Committee assesses cannabis business zoning in Lake Placid, North Elba

LAKE PLACID — Now that the town of North Elba and village of Lake Placid have adopted local laws making it illegal to issue licenses for cannabis sales and on-site consumption, they’ve joined forces to look at zoning for cannabis businesses — just in case their laws are overturned by a permissive referendum.

The new town/village joint “working group” — formed to assess local zoning in anticipation of cannabis businesses coming to the area — had its first meeting on Monday.

North Elba Town Councilor Emily Kilburn Politi said she received approval to move forward with the group from incoming town Supervisor Derek Doty. The group has one agenda item: to look at amending the joint land use code to account for legal cannabis businesses in the event that town and/or village residents overturn opt-out laws passed by the village board and town council this month.

Recreational marijuana was legalized statewide on March 31, and local governments were given until Dec. 31 to adopt local laws opting out of allowing cannabis dispensaries and/or on-site consumption licensing within their boundaries.

Permissive referendums

The opt-out laws are subject to a permissive referendum.

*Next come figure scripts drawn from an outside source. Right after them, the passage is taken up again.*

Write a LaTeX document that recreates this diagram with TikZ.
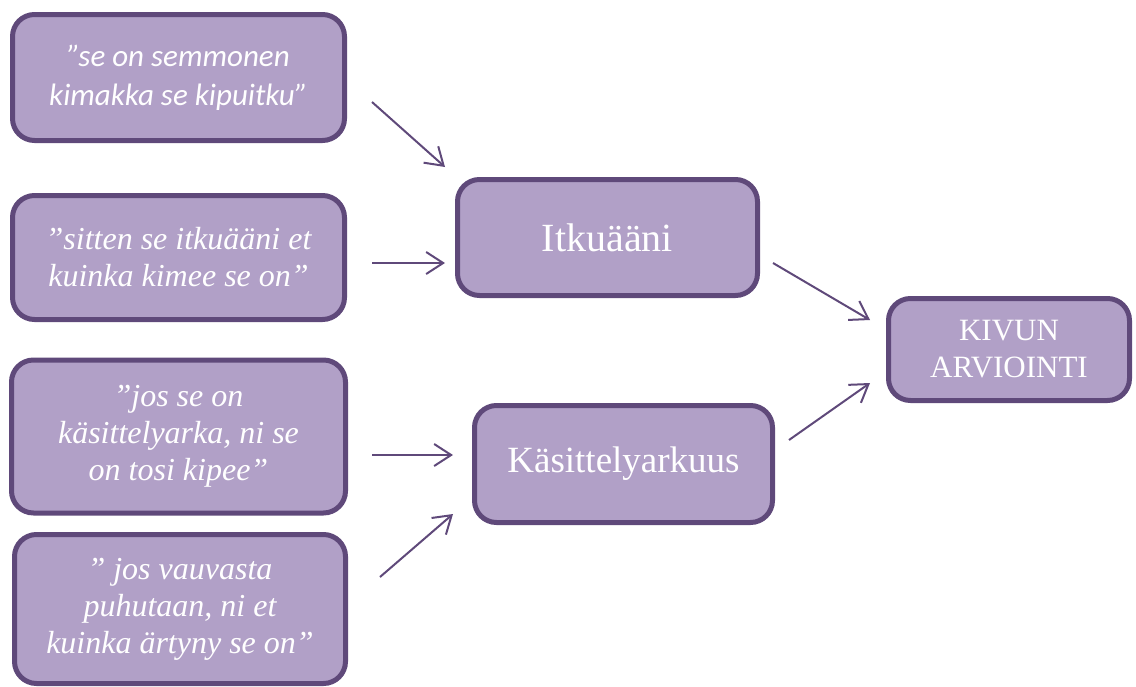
\documentclass[tikz,border=0pt]{standalone}
\usepackage{fontspec}
\setmainfont{Liberation Serif}
\newfontfamily\calfont{Carlito}
\usetikzlibrary{arrows.meta}
\definecolor{boxfill}{HTML}{B1A0C7}
\definecolor{boxline}{HTML}{5F497A}

\begin{document}
\begin{tikzpicture}[x=1pt,y=-1pt,
    box/.style={draw=boxline,fill=boxfill,line width=5pt,rounded corners=22pt,
        text=white,align=center,inner sep=0pt},
    quotefont/.style={font=\itshape\fontsize{32}{37}\selectfont},
    link/.style={draw=boxline,line width=2pt,-{Straight Barb[length=17pt,width=22pt]}}]
    \useasboundingbox (0,0) rectangle (1136,686);
    % Quotes
    \node[box,minimum width=332pt,minimum height=126pt,
        font=\calfont\itshape\fontsize{31}{39}\selectfont] (Q1) at (178.5,77.5)
        {”se on semmonen\\kimakka se kipuitku”};
    \node[box,quotefont,minimum width=332pt,minimum height=124pt] (Q2) at (178.5,257.5)
        {”sitten se itkuääni et\\kuinka kimee se on”};
    \node[box,quotefont,minimum width=334pt,minimum height=153pt] (Q3) at (178.5,436.5)
        {”jos se on\\käsittelyarka, ni se\\on tosi kipee”};
    \node[box,quotefont,minimum width=331pt,minimum height=149pt] (Q4) at (180,609)
        {” jos vauvasta\\puhutaan, ni et\\kuinka ärtyny se on”};
    % Themes
    \node[box,minimum width=300pt,minimum height=116pt,font=\fontsize{40}{44}\selectfont] (T1) at (607.5,237.5) {Itkuääni};
    \node[box,minimum width=298pt,minimum height=117pt,font=\fontsize{37}{44}\selectfont] (T2) at (623.5,464) {Käsittelyarkuus};
    % Result
    \node[box,minimum width=241pt,minimum height=102pt,font=\fontsize{31}{37}\selectfont] (R) at (1009,349.5) {KIVUN\\ARVIOINTI};
    % Arrow ends
    \coordinate (Q1s) at (372,102);
    \coordinate (Q1e) at (445,167);
    \coordinate (Q2s) at (372,263);
    \coordinate (Q2e) at (445,263);
    \coordinate (Q3s) at (372,455);
    \coordinate (Q3e) at (453,455);
    \coordinate (Q4s) at (380,577);
    \coordinate (Q4e) at (453,514);
    \coordinate (T1s) at (773,263);
    \coordinate (T1e) at (870,320);
    \coordinate (T2s) at (789,440);
    \coordinate (T2e) at (870,383);
    % Links
    \draw [link] (Q1s)--(Q1e);
    \draw [link] (Q2s)--(Q2e);
    \draw [link] (Q3s)--(Q3e);
    \draw [link] (Q4s)--(Q4e);
    \draw [link] (T1s)--(T1e);
    \draw [link] (T2s)--(T2e);
\end{tikzpicture}
\end{document}
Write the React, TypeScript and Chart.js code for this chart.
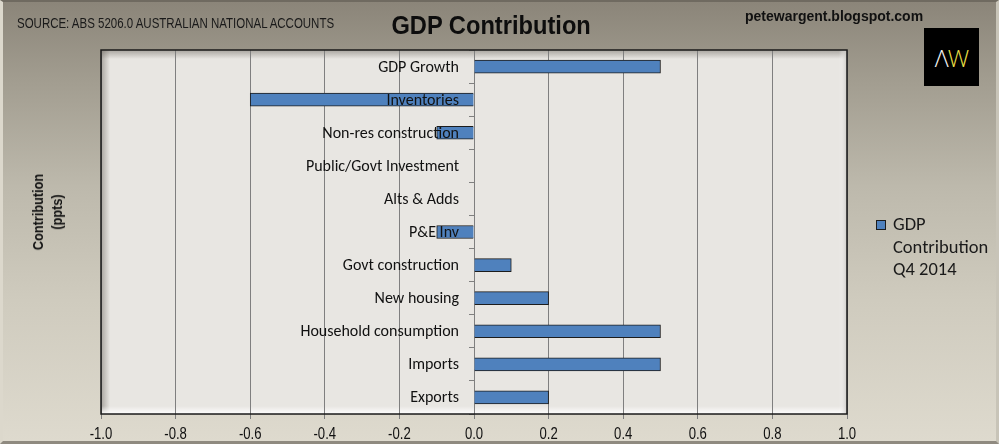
import React, { useEffect, useRef } from "react";
import { Chart, registerables } from "chart.js";

Chart.register(...registerables);

// Chart data
const categories = [
  "GDP Growth",
  "Inventories",
  "Non-res construction",
  "Public/Govt Investment",
  "Alts & Adds",
  "P&E Inv",
  "Govt construction",
  "New housing",
  "Household consumption",
  "Imports",
  "Exports",
];
const contribution = [0.5, -0.6, -0.1, 0, 0, -0.1, 0.1, 0.2, 0.5, 0.5, 0.2];
const seriesLabel = "GDP Contribution Q4 2014";
const legendLines = ["GDP", "Contribution", "Q4 2014"];
const xTickMin = -1.0;
const xTickMax = 1.0;
const xTickStep = 0.2;

const ARIAL = "'Liberation Sans', Arial, sans-serif";
const CALIBRI = "Carlito, Calibri, Lato, sans-serif";
const NARROW_SCALE = 0.82; // no Arial Narrow installed, squeeze Arial instead

// plot area background, bevel and border
const plotFrame = {
  id: "plotFrame",
  beforeDraw(chart: any) {
    const { ctx, chartArea: a } = chart;
    const w = a.right - a.left;
    const h = a.bottom - a.top;
    ctx.save();
    ctx.fillStyle = "#e8e6e2";
    ctx.fillRect(a.left, a.top, w, h);

    let g = ctx.createLinearGradient(0, a.top, 0, a.top + 9);
    g.addColorStop(0, "rgba(105,100,92,0.5)");
    g.addColorStop(1, "rgba(105,100,92,0)");
    ctx.fillStyle = g;
    ctx.fillRect(a.left, a.top, w, 9);

    g = ctx.createLinearGradient(a.left, 0, a.left + 9, 0);
    g.addColorStop(0, "rgba(105,100,92,0.5)");
    g.addColorStop(1, "rgba(105,100,92,0)");
    ctx.fillStyle = g;
    ctx.fillRect(a.left, a.top, 9, h);

    g = ctx.createLinearGradient(0, a.bottom - 8, 0, a.bottom);
    g.addColorStop(0, "rgba(255,255,255,0)");
    g.addColorStop(1, "rgba(255,255,255,0.95)");
    ctx.fillStyle = g;
    ctx.fillRect(a.left, a.bottom - 8, w, 8);

    g = ctx.createLinearGradient(a.right - 8, 0, a.right, 0);
    g.addColorStop(0, "rgba(255,255,255,0)");
    g.addColorStop(1, "rgba(200,198,194,0.9)");
    ctx.fillStyle = g;
    ctx.fillRect(a.right - 8, a.top, 8, h);
    ctx.restore();
  },
  afterDraw(chart: any) {
    const { ctx, chartArea: a } = chart;
    ctx.save();
    ctx.strokeStyle = "#1a1a1a";
    ctx.lineWidth = 1.5;
    ctx.strokeRect(a.left, a.top, a.right - a.left, a.bottom - a.top);
    ctx.restore();
  },
};

// Excel-style labels: categories next to the zero line, drawn over the bars,
// and narrow x tick labels
const axisLabels = {
  id: "axisLabels",
  afterDraw(chart: any) {
    const { ctx } = chart;
    const xs = chart.scales.x;
    const ys = chart.scales.y;
    const x0 = xs.getPixelForValue(0);
    ctx.save();
    ctx.font = `16px ${CALIBRI}`;
    ctx.fillStyle = "#111";
    ctx.textAlign = "right";
    ctx.textBaseline = "middle";
    ys.ticks.forEach((_t: any, i: number) => {
      ctx.fillText(String(chart.data.labels[i]), x0 - 15, ys.getPixelForTick(i) + 1);
    });

    ctx.font = `16px ${ARIAL}`;
    ctx.textAlign = "center";
    ctx.fillStyle = "#111";
    xs.ticks.forEach((t: any) => {
      const v = Math.abs(t.value) < 1e-9 ? 0 : t.value;
      const px = xs.getPixelForValue(t.value);
      ctx.save();
      ctx.translate(px, xs.top + 21);
      ctx.scale(NARROW_SCALE, 1);
      ctx.fillText(v.toFixed(1), 0, 0);
      ctx.restore();
    });
    ctx.restore();
  },
};

const App: React.FC = () => {
  const chartRef = useRef<HTMLCanvasElement>(null);
  const chartInstance = useRef<Chart | null>(null);

  useEffect(() => {
    document.body.style.margin = "0";
    if (!chartRef.current) return;
    if (chartInstance.current) chartInstance.current.destroy();

    const ctx = chartRef.current.getContext("2d");
    if (ctx) {
      chartInstance.current = new Chart(ctx, {
        type: "bar",
        data: {
          labels: categories,
          datasets: [
            {
              label: seriesLabel,
              data: contribution,
              backgroundColor: "#4f81bd",
              borderColor: "#1c1c1c",
              borderWidth: 1,
              barThickness: 13,
            },
          ],
        },
        options: {
          indexAxis: "y",
          responsive: false,
          animation: false,
          devicePixelRatio: 1,
          layout: { padding: { left: 101, top: 50, right: 152, bottom: 0 } },
          plugins: {
            legend: { display: false },
            title: { display: false },
            tooltip: { enabled: false },
          },
          scales: {
            x: {
              type: "linear",
              min: xTickMin,
              max: xTickMax,
              ticks: { stepSize: xTickStep, display: false },
              grid: { color: "#7f7f7f", lineWidth: 1, tickLength: 5 },
              border: { display: false },
              afterFit: (s: any) => {
                s.height = 30;
              },
            },
            y: {
              type: "category",
              position: { x: 0 } as any,
              offset: true,
              ticks: { autoSkip: false, display: false },
              grid: {
                drawOnChartArea: false,
                offset: true,
                tickLength: 5,
                color: "#7f7f7f",
              },
              border: { display: true, color: "#7f7f7f" },
            },
          },
        },
        plugins: [plotFrame, axisLabels],
      } as any);
    }

    return () => {
      if (chartInstance.current) {
        chartInstance.current.destroy();
        chartInstance.current = null;
      }
    };
  }, []);

  return (
    <div
      style={{
        position: "relative",
        width: 999,
        height: 444,
        boxSizing: "border-box",
        overflow: "hidden",
        background:
          "linear-gradient(180deg, #8b8579 0%, #a29d90 18%, #bdb9ac 42%, #cfcbbe 68%, #dedace 100%)",
        borderTop: "2px solid #6f6a60",
        borderLeft: "3px solid #dcd8cc",
        borderRight: "3px solid #c8c4b8",
        borderBottom: "3px solid #8f8a80",
      }}
    >
      <canvas
        ref={chartRef}
        width={999}
        height={444}
        style={{ position: "absolute", left: -3, top: -2, display: "block" }}
      ></canvas>

      <div
        style={{
          position: "absolute",
          left: 14,
          top: 13,
          fontFamily: ARIAL,
          fontSize: 14,
          color: "#1a1a1a",
          whiteSpace: "nowrap",
          transform: `scaleX(${NARROW_SCALE})`,
          transformOrigin: "left center",
        }}
      >
        SOURCE: ABS 5206.0 AUSTRALIAN NATIONAL ACCOUNTS
      </div>

      <div
        style={{
          position: "absolute",
          left: 382 - 3,
          top: 8,
          width: 210,
          textAlign: "center",
          fontFamily: ARIAL,
          fontWeight: "bold",
          fontSize: 26,
          color: "#0d0d0d",
          whiteSpace: "nowrap",
          transform: "scaleX(0.91)",
          transformOrigin: "center center",
        }}
      >
        GDP Contribution
      </div>

      <div
        style={{
          position: "absolute",
          left: 742,
          top: 6,
          fontFamily: ARIAL,
          fontWeight: "bold",
          fontSize: 14,
          color: "#111",
          whiteSpace: "nowrap",
        }}
      >
        petewargent.blogspot.com
      </div>

      <div
        style={{
          position: "absolute",
          left: 921,
          top: 26,
          width: 55,
          height: 58,
          background: "#000",
          display: "flex",
          alignItems: "center",
          justifyContent: "center",
          fontFamily: "'Open Sans', 'DejaVu Sans', sans-serif",
          fontWeight: 300,
          fontSize: 24,
          letterSpacing: -1,
        }}
      >
        <span style={{ color: "#f2f2f2" }}>Λ</span>
        <span style={{ color: "#e8df45" }}>W</span>
      </div>

      <div
        style={{
          position: "absolute",
          left: 48 - 3 - 60,
          top: 212 - 2 - 20,
          width: 120,
          height: 40,
          transform: `rotate(-90deg) scaleX(${NARROW_SCALE})`,
          textAlign: "center",
          fontFamily: ARIAL,
          fontWeight: "bold",
          fontSize: 15.5,
          lineHeight: "19px",
          color: "#111",
        }}
      >
        Contribution
        <br />
        (ppts)
      </div>

      <div
        style={{
          position: "absolute",
          left: 873,
          top: 211,
          fontFamily: CALIBRI,
          fontSize: 18.5,
          lineHeight: "22.5px",
          color: "#1a1a1a",
        }}
      >
        <span
          style={{
            position: "absolute",
            left: 0,
            top: 7,
            width: 8,
            height: 8,
            background: "#4f81bd",
            border: "1px solid #1c1c1c",
          }}
        ></span>
        <div style={{ paddingLeft: 17 }}>
          {legendLines.map((l) => (
            <div key={l}>{l}</div>
          ))}
        </div>
      </div>
    </div>
  );
};

export default App;
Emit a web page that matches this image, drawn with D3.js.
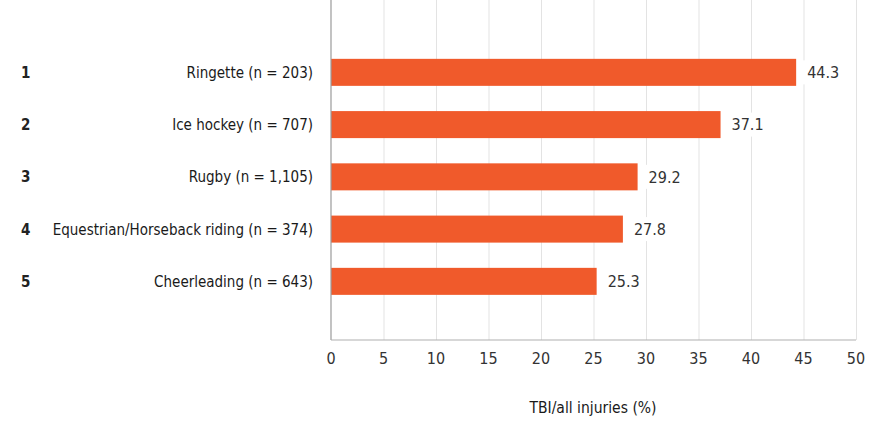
<!DOCTYPE html>
<html>
<head>
<meta charset="utf-8">
<script src="https://cdn.jsdelivr.net/npm/d3@7"></script>
<style>
  body { margin: 0; background: #fff; }
  text { font-family: "DejaVu Sans Condensed", "Liberation Sans Narrow", sans-serif; }
</style>
</head>
<body>
<svg id="chart"></svg>
<script>
// ── Data ──────────────────────────────────────────────────────────────────
const ranks      = ["1", "2", "3", "4", "5"];
const categories = [
    "Ringette (n = 203)",
    "Ice hockey (n = 707)",
    "Rugby (n = 1,105)",
    "Equestrian/Horseback riding (n = 374)",
    "Cheerleading (n = 643)"
];
const values     = [44.3, 37.1, 29.2, 27.8, 25.3];
const xTicks     = [0, 5, 10, 15, 20, 25, 30, 35, 40, 45, 50];
const xTitle     = "TBI/all injuries (%)";

const W = 889, H = 423;
const x0 = 331, x1 = 856, yTop = 0, yBottom = 340;

const svg = d3.select("#chart")
    .attr("width", W)
    .attr("height", H);

const data = categories.map((c, i) => ({ rank: ranks[i], cat: c, value: values[i] }));

// ── Scales ─────────────────────────────────────────────────────────────────
const x = d3.scaleLinear().domain([0, 50]).range([x0, x1]);
const y = d3.scaleBand()
    .domain(categories)
    .range([33.6, 320.1])
    .padding(0.483);

// ── Gridlines ──────────────────────────────────────────────────────────────
svg.append("g")
    .attr("transform", `translate(0,${yBottom})`)
    .call(d3.axisBottom(x).tickValues(xTicks.slice(1)).tickSize(-(yBottom - yTop)).tickFormat(() => ""))
    .call(g => g.select(".domain").remove())
    .call(g => g.selectAll("line").attr("stroke", "#e3e3e3"));

// ── Bars ───────────────────────────────────────────────────────────────────
svg.selectAll("rect.bar")
    .data(data)
    .join("rect")
    .attr("class", "bar")
    .attr("x", x(0))
    .attr("y", d => y(d.cat))
    .attr("width", d => x(d.value) - x(0))
    .attr("height", y.bandwidth())
    .attr("fill", "#f05a2b");

// ── Value labels (white box hides gridlines) ──────────────────────────────
const vl = svg.selectAll("g.vlabel")
    .data(data)
    .join("g")
    .attr("class", "vlabel")
    .attr("transform", d => `translate(${x(d.value) + 11},${y(d.cat) + y.bandwidth() / 2})`);

vl.append("rect")
    .attr("x", -5).attr("y", -12)
    .attr("width", 40).attr("height", 24)
    .attr("fill", "#fff");

vl.append("text")
    .attr("dy", "0.36em")
    .attr("font-size", 16)
    .attr("fill", "#333")
    .text(d => d.value.toFixed(1));

// ── Axes lines ─────────────────────────────────────────────────────────────
svg.append("line")
    .attr("x1", x0).attr("x2", x0)
    .attr("y1", yTop).attr("y2", yBottom)
    .attr("stroke", "#9a9a9a").attr("stroke-width", 1.2);

svg.append("line")
    .attr("x1", x0).attr("x2", x1)
    .attr("y1", yBottom).attr("y2", yBottom)
    .attr("stroke", "#b0b0b0").attr("stroke-width", 1.2);

// ── X tick labels ─────────────────────────────────────────────────────────
svg.selectAll("text.xtick")
    .data(xTicks)
    .join("text")
    .attr("class", "xtick")
    .attr("x", d => x(d))
    .attr("y", 358)
    .attr("dy", "0.36em")
    .attr("text-anchor", "middle")
    .attr("font-size", 16)
    .attr("fill", "#333")
    .text(d => d);

// ── Category labels ───────────────────────────────────────────────────────
svg.selectAll("text.cat")
    .data(data)
    .join("text")
    .attr("class", "cat")
    .attr("x", 313)
    .attr("y", d => y(d.cat) + y.bandwidth() / 2)
    .attr("dy", "0.36em")
    .attr("text-anchor", "end")
    .attr("font-size", 15)
    .attr("fill", "#1a1a1a")
    .text(d => d.cat);

svg.selectAll("text.rank")
    .data(data)
    .join("text")
    .attr("class", "rank")
    .attr("x", 21)
    .attr("y", d => y(d.cat) + y.bandwidth() / 2)
    .attr("dy", "0.36em")
    .attr("font-size", 15)
    .attr("font-weight", "bold")
    .attr("fill", "#222")
    .text(d => d.rank);

// ── X title ───────────────────────────────────────────────────────────────
svg.append("text")
    .attr("x", 593)
    .attr("y", 407)
    .attr("dy", "0.36em")
    .attr("text-anchor", "middle")
    .attr("font-size", 15.5)
    .attr("fill", "#1a1a1a")
    .text(xTitle);
</script>
</body>
</html>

Village residents can file a petition to put the laws on a general election ballot. If 20% of village residents who were registered to vote in the last general election sign and file a petition within 30 days of the board’s opt-out vote on Dec. 20, the laws could appear on a ballot, according to the New York Conference of Mayors.

However, village governments, unlike town governments, have the ability to opt out and then pass a resolution to place their cannabis laws on a special election ballot, bypassing the need for a petition. This is the process the village board began last month. Mayor Art Devlin has repeatedly said that the village board wants to leave the final decision on cannabis with Lake Placid voters. The village board opted out with the intention of placing its laws on a special election ballot in March.

Towns, on the other hand, cannot pass a resolution to place their cannabis laws on a special election ballot. Residents have 45 days from the day the town adopted the laws to file a petition to force a referendum. If enough town residents sign a petition — at least 10% of the residents who voted in the last gubernatorial election — the laws would appear on the next general election ballot.

Some members of the town council, such as Kilburn Politi, opted out so they could assess zoning and other regulations related to cannabis businesses, while others, such as town Supervisor Jay Rand, opted out because they don’t want cannabis businesses in the town.

Zoning group

The joint working group on cannabis zoning includes Kilburn Politi, village Trustee Jackie Kelly, Lake Placid/North Elba Community Development Director Haley Breen, town Code Enforcement Officer Michael Orticelle and town Code Enforcement Official Darci Lafave.

Kilburn Politi said last Thursday that cannabis retail and on-site consumption businesses will need to be added as uses to the land use code and that they need to be placed in zoning districts, defining where they can and can’t go.

Kilburn Politi said she imagined the group would define cannabis businesses as conditional use, which would require prospective businesses to go before the Lake Placid-North Elba Joint Review Board before being approved.

Kilburn Politi said the Cannabis Control Board — the state entity that grants, revokes and limits cannabis licenses as appropriate — would probably look at what the review board typically does: business lighting, signage, parking and architecture, but that the CCB hasn’t offered that guidance. She wonders, “Why not have our own controls?”

“So like, you couldn’t paint a giant marijuana leaf on the side of your building,” she said.

Kilburn Politi said Monday that the group had a good discussion and that fellow members had some suggestions for her drafted changes to the existing land use code. The group will present its suggestions to the town and village boards in upcoming meetings this winter, and Kilburn Politi said she wanted to wait to reveal specifics about the proposed changes until then.

Once the group presents its ideas to the boards and gets feedback from them about the adjustments, Kilburn Politi said the town and village will hold public hearings on the changes before finalizing them.